What is required ▸ Return the lines from the line containing "Generate a Python" through the line containing "import pandas as pd" exactly. No other line should appear in the answer.

Records for processing ▸
+---+

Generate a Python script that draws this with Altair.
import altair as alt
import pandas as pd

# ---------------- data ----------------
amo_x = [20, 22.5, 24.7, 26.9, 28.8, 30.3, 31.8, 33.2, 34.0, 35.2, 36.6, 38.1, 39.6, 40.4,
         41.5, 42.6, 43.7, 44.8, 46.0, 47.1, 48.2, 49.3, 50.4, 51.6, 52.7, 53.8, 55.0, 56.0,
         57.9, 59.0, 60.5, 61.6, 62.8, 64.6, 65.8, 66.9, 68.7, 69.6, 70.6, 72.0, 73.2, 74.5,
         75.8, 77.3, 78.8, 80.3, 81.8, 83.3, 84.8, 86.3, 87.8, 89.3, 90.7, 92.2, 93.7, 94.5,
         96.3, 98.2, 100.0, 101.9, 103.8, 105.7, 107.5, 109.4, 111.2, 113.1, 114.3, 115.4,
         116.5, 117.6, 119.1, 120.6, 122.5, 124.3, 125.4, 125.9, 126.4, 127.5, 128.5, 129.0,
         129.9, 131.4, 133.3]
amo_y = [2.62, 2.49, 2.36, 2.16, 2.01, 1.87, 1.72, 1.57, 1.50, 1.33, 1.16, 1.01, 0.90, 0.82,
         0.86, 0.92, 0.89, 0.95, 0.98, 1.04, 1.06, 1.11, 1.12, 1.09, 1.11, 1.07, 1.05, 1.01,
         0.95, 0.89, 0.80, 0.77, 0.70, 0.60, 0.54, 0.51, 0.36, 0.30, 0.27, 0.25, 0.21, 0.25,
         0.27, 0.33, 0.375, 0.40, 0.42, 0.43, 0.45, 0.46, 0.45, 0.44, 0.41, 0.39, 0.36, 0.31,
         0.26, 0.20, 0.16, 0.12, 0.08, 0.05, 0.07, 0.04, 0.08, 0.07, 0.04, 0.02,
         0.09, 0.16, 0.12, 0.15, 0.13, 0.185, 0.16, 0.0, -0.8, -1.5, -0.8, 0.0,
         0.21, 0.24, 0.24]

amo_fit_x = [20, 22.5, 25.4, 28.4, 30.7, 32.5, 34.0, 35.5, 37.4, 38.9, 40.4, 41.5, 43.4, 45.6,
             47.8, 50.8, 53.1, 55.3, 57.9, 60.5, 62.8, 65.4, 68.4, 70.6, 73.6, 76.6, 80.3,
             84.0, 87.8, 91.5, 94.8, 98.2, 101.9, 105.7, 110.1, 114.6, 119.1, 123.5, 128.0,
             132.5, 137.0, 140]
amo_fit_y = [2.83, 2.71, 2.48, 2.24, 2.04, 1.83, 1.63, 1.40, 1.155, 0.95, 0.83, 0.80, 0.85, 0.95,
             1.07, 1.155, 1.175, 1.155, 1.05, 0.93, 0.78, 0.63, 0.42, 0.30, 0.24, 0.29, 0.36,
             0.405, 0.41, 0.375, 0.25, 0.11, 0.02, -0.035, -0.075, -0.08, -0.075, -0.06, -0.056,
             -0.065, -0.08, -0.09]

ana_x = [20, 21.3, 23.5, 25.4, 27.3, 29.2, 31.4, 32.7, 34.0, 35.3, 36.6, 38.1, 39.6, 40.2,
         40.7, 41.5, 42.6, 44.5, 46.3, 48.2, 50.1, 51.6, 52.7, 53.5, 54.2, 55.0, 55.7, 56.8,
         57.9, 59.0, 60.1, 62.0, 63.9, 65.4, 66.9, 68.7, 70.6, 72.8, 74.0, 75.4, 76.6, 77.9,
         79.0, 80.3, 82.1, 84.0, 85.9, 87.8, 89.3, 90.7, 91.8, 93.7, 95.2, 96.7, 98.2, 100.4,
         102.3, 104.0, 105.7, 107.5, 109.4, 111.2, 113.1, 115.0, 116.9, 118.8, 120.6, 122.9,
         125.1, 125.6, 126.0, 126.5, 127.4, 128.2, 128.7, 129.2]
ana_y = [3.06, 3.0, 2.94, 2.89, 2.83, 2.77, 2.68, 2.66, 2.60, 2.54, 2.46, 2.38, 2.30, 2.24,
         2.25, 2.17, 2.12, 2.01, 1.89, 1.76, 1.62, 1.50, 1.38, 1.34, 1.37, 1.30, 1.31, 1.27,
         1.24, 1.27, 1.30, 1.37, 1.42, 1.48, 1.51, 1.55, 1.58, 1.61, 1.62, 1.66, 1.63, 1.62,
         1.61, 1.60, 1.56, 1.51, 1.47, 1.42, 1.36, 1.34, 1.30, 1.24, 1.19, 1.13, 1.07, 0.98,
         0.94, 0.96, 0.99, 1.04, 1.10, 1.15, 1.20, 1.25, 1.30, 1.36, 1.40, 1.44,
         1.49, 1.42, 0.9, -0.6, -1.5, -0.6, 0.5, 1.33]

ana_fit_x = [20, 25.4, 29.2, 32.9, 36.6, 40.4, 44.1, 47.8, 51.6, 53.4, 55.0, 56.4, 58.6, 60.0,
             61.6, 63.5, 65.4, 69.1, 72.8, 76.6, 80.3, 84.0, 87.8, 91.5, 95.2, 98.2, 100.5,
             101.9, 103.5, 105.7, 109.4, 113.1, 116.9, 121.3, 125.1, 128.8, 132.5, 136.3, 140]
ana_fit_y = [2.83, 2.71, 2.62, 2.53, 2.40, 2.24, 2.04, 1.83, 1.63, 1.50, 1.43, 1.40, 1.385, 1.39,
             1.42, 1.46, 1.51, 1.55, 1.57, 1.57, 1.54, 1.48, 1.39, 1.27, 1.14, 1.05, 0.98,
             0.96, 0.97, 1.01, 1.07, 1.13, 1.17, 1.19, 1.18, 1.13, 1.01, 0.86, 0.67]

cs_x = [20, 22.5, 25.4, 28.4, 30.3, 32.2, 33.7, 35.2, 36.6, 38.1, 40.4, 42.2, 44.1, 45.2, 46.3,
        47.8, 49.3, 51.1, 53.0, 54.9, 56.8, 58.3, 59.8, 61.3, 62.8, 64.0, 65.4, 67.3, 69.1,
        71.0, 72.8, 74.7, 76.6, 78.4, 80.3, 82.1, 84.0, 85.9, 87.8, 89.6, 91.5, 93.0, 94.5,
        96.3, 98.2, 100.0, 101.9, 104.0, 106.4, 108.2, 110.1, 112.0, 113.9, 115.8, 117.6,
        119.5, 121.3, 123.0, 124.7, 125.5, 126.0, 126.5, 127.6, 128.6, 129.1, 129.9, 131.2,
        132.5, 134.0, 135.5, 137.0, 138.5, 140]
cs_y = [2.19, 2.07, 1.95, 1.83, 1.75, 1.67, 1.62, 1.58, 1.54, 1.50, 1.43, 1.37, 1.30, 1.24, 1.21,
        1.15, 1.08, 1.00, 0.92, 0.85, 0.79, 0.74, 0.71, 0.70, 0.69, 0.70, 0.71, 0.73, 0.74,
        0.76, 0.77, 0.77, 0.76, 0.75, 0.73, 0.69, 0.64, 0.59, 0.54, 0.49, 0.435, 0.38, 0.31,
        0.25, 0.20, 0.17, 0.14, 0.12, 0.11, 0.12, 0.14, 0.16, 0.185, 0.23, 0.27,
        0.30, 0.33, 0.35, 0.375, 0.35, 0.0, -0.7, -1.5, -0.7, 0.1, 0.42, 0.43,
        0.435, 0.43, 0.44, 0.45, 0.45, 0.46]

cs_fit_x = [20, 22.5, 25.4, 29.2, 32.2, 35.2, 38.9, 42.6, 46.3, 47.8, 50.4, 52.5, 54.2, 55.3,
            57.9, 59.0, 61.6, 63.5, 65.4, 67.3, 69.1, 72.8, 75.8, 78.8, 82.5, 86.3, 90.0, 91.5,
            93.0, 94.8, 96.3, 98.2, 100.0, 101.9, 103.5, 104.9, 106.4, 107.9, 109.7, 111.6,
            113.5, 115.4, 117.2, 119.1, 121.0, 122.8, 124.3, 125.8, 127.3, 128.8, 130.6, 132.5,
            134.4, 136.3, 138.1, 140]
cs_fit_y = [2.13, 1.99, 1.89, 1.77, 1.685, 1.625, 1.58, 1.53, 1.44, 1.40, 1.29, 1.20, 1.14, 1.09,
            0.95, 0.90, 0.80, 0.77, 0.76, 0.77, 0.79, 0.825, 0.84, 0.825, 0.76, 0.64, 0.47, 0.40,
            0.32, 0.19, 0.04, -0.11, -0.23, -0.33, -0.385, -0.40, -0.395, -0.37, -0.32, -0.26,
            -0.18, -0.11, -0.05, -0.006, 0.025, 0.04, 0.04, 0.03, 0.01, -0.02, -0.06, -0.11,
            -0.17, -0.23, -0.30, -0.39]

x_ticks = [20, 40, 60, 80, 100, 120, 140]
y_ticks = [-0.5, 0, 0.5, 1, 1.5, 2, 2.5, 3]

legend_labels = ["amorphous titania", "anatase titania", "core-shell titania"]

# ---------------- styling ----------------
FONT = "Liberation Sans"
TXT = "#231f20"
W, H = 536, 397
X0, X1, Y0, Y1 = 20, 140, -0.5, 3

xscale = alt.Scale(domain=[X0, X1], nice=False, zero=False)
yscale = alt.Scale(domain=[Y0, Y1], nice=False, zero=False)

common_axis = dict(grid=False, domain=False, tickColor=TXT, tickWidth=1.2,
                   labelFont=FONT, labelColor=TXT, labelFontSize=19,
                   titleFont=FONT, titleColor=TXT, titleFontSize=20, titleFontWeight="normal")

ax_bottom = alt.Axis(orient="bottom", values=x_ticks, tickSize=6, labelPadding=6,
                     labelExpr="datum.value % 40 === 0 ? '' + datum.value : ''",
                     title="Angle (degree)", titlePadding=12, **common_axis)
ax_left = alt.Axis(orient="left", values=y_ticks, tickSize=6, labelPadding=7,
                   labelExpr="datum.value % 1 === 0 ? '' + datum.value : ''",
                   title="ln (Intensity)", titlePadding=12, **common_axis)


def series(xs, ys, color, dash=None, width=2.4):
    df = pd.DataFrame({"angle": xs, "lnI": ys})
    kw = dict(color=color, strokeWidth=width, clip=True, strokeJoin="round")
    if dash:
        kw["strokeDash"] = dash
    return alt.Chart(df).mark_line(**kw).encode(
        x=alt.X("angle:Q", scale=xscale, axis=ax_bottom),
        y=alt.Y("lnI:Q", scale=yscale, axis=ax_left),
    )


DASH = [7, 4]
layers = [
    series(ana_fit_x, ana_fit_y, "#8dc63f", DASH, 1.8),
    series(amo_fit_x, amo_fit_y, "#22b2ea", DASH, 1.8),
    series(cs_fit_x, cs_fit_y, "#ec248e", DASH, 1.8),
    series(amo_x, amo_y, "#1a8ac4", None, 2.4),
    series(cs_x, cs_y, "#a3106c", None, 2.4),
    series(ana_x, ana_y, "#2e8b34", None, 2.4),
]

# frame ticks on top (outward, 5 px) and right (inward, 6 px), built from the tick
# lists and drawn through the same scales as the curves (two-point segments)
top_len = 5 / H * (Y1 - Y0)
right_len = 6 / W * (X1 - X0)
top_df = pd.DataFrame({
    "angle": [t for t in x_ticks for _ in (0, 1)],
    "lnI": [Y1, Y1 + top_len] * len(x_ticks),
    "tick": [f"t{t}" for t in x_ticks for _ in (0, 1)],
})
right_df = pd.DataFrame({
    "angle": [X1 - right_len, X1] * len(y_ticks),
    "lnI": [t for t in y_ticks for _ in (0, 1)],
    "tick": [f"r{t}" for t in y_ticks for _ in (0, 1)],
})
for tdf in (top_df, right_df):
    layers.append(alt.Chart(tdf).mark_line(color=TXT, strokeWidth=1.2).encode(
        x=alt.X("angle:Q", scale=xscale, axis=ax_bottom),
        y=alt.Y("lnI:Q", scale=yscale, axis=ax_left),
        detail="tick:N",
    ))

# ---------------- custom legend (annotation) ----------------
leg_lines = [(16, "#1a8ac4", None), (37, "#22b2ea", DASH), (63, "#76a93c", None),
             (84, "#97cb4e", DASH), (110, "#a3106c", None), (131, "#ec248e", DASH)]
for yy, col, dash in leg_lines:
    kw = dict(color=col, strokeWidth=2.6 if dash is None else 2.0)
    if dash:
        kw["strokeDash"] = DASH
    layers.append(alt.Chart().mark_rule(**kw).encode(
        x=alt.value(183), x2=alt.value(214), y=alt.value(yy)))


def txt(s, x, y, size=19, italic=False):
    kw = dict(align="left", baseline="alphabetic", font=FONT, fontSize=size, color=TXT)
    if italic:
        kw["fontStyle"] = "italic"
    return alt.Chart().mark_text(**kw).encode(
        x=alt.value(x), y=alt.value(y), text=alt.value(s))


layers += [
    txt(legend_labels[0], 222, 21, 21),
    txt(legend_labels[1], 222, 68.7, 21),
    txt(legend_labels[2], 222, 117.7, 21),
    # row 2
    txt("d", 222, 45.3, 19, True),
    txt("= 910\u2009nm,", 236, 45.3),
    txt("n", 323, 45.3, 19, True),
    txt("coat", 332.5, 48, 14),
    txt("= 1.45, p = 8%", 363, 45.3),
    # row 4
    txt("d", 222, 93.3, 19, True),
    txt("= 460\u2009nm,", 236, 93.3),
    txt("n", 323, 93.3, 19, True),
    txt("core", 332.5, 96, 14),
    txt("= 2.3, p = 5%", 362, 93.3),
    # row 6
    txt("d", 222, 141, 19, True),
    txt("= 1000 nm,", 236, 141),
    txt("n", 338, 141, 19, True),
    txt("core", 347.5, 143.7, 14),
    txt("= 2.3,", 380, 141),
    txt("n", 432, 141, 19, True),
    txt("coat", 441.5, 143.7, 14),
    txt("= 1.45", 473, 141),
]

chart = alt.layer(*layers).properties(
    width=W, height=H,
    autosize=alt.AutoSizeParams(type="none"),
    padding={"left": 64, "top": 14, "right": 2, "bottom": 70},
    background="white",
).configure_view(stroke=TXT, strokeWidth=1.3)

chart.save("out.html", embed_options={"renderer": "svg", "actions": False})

+---+

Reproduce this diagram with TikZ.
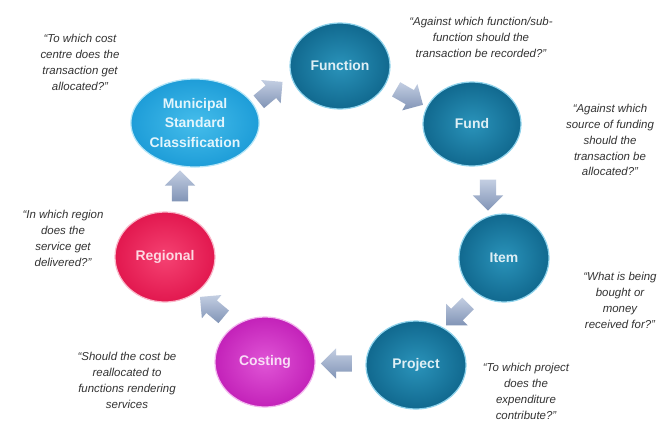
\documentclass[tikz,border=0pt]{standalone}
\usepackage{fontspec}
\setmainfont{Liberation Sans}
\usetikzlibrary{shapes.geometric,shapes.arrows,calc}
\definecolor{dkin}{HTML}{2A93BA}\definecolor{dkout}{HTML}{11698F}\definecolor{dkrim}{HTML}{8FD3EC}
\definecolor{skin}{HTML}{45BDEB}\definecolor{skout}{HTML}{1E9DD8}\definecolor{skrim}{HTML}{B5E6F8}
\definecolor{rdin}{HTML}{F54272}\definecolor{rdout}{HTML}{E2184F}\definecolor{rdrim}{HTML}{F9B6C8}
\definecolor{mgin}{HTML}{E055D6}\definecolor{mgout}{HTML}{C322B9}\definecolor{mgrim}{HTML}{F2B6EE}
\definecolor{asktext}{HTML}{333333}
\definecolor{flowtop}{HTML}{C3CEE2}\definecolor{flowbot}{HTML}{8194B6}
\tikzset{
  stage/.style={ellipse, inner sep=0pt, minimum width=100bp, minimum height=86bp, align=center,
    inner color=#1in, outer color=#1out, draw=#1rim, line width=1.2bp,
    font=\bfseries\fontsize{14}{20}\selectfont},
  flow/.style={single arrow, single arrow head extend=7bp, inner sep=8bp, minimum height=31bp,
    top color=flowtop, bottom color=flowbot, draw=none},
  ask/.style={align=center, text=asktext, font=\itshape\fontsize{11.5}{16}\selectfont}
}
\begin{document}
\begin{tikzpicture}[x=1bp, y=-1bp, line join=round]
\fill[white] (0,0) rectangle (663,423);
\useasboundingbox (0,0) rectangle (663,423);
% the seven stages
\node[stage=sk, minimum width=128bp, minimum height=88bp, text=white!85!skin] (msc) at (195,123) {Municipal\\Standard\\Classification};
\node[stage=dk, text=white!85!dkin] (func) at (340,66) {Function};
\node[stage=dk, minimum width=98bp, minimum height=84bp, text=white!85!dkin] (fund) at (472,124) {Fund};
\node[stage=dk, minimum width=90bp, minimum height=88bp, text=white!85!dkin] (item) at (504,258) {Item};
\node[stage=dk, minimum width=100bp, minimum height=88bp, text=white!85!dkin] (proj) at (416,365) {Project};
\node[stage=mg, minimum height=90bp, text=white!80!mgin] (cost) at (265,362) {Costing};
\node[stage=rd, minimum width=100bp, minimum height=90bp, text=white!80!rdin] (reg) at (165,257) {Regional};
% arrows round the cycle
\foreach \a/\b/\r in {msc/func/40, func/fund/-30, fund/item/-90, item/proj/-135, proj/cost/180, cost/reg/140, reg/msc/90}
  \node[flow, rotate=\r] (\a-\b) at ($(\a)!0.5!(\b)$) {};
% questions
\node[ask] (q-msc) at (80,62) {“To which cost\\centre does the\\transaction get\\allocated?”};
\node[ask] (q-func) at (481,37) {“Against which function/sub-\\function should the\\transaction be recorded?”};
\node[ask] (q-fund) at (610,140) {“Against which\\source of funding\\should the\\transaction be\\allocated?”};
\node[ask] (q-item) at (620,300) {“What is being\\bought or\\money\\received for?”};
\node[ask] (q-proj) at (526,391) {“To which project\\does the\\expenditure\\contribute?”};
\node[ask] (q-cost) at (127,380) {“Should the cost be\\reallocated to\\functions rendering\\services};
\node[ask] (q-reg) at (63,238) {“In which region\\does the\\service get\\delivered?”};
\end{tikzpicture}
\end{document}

+---+

Written answer ▸
Generate a Python script that draws this with Altair.
import altair as alt
import pandas as pd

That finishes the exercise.